Hierarchical Policy Blending as Inference for Reactive Robot Control
Kay Hansel, Julen Urain, Jan Peters, Georgia Chalvatzaki
TL;DR
The work tackles safe, responsive robot control in cluttered, dynamic environments by formulating motion generation as a Product of Experts (PoE) over energy-based reactive policies and coupling it with online planning-as-inference to adapt policy weights. Low-level actions are derived from a weighted Gaussian blend $\pi(a|s,\boldsymbol{\beta}) \propto \prod_i \pi_i(a|s)^{\beta_i}$, while a high-level planner updates $\boldsymbol{\beta}$ using a Dirichlet variational posterior via an ELBO objective and an iCEM shooting method to look ahead. The approach integrates maximum-entropy constraints in parameter and action spaces and leverages variational inference to avoid local optima.

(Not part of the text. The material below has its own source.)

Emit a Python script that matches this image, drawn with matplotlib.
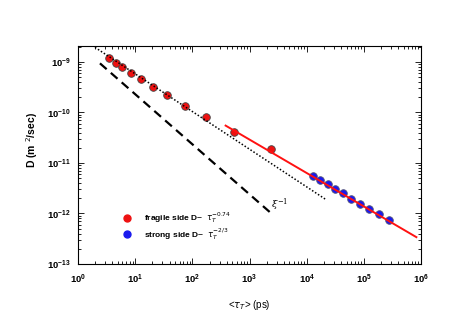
import numpy as np
import matplotlib
matplotlib.use('Agg')
import matplotlib.pyplot as plt
from matplotlib.lines import Line2D

plt.rcParams['font.family'] = ['Liberation Sans', 'DejaVu Sans']
plt.rcParams['mathtext.fontset'] = 'dejavusans'

# --- data ---
tau_fragile = [3.5, 4.6, 6.0, 8.6, 12.8, 20.7, 36, 74, 173, 527, 2370]
D_fragile = [1.22e-9, 9.7e-10, 7.9e-10, 6.0e-10, 4.5e-10, 3.16e-10, 2.2e-10,
             1.37e-10, 8.0e-11, 4.1e-11, 1.86e-11]

tau_strong = [1.3e4, 1.72e4, 2.32e4, 3.15e4, 4.35e4, 6.0e4, 8.5e4, 1.22e5,
              1.81e5, 2.74e5]
D_strong = [5.5e-12, 4.6e-12, 3.83e-12, 3.09e-12, 2.51e-12, 1.94e-12,
            1.56e-12, 1.25e-12, 9.6e-13, 7.5e-13]

# power-law guide lines (end points)
tau_fit_fragile = [1.98, 2.23e4]
D_fit_fragile = [1.95e-9, 1.85e-12]
tau_fit_strong = [382, 8.3e5]
D_fit_strong = [5.5e-11, 3.4e-13]
tau_xi = [2.42, 2600]
D_xi = [9.4e-10, 9.3e-13]

fig = plt.figure(figsize=(4.63, 3.27), dpi=100)
ax = fig.add_axes([0.1685, 0.1927, 0.7408, 0.6675])

ax.scatter(tau_fragile, D_fragile, s=30, color='#ee1111', edgecolor='#444444',
           linewidth=0.6, zorder=2)
ax.scatter(tau_strong, D_strong, s=30, color='#1a1aee', edgecolor='#555577',
           linewidth=0.6, zorder=2)

ax.plot(tau_fit_fragile, D_fit_fragile, color='black', linestyle=(0, (1, 1.3)),
        linewidth=1.1, zorder=3)
ax.plot(tau_fit_strong, D_fit_strong, color='#ff1111', linewidth=1.4, zorder=3)
ax.plot(tau_xi, D_xi, color='black', linestyle=(0, (4, 2.5)), linewidth=1.6,
        zorder=3)

ax.text(3400, 1.5e-12, r'$\xi^{-1}$', fontsize=7, family='DejaVu Serif',
        ha='center', va='center', math_fontfamily='dejavuserif')

ax.set_xscale('log')
ax.set_yscale('log')
ax.set_xlim(1, 1e6)
ax.set_ylim(1e-13, 2.1e-9)

ax.tick_params(which='both', direction='in', top=True, right=True,
               labelsize=6.8, width=0.6)
ax.tick_params(which='major', length=4)
ax.tick_params(which='minor', length=2)
ax.tick_params(axis='x', pad=6)
ax.tick_params(axis='y', pad=5)
for lab in ax.get_xticklabels() + ax.get_yticklabels():
    lab.set_fontweight('bold')
for spine in ax.spines.values():
    spine.set_linewidth(0.8)

ax.set_xlabel(r'<$\tau_T$> (ps)', fontsize=7)
ax.set_ylabel(r'D (m $^2$/sec)', fontsize=7.5, fontweight='bold')
ax.xaxis.set_label_coords(0.5, -0.155)
ax.yaxis.set_label_coords(-0.111, 0.568)

handles = [
    Line2D([], [], marker='o', linestyle='none', markersize=5,
           markerfacecolor='#ee1111', markeredgecolor='#ee1111'),
    Line2D([], [], marker='o', linestyle='none', markersize=5,
           markerfacecolor='#1a1aee', markeredgecolor='#1a1aee'),
]
labels = [r'fragile side D~  $\tau_T^{-0.74}$',
          r'strong side D~  $\tau_T^{-2/3}$']
leg = ax.legend(handles, labels, loc='upper left', bbox_to_anchor=(0.131, 0.245),
                frameon=False, fontsize=6, handletextpad=1.5, borderpad=0,
                borderaxespad=0, labelspacing=0.1, handlelength=1)
for t in leg.get_texts():
    t.set_fontweight('bold')

fig.savefig('out.png', dpi=100)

Empirical results on 2D navigation and 7DoF manipulation show that the method outperforms purely reactive or online-replanning baselines, delivering higher success and safety rates in dynamic, cluttered scenarios with feasible computational trade-offs.
Abstract
Motion generation in cluttered, dense, and dynamic environments is a central topic in robotics, rendered as a multi-objective decision-making problem. Current approaches trade-off between safety and performance. On the one hand, reactive policies guarantee fast response to environmental changes at the risk of suboptimal behavior. On the other hand, planning-based motion generation provides feasible trajectories, but the high computational cost may limit the control frequency and thus safety. To combine the benefits of reactive policies and planning, we propose a hierarchical motion generation method. Moreover, we adopt probabilistic inference methods to formalize the hierarchical model and stochastic optimization. We realize this approach as a weighted product of stochastic, reactive expert policies, where planning is used to adaptively compute the optimal weights over the task horizon. This stochastic optimization avoids local optima and proposes feasible reactive plans that find paths in cluttered and dense environments. Our extensive experimental study in planar navigation and 6DoF manipulation shows that our proposed hierarchical motion generation method outperforms both myopic reactive controllers and online re-planning methods.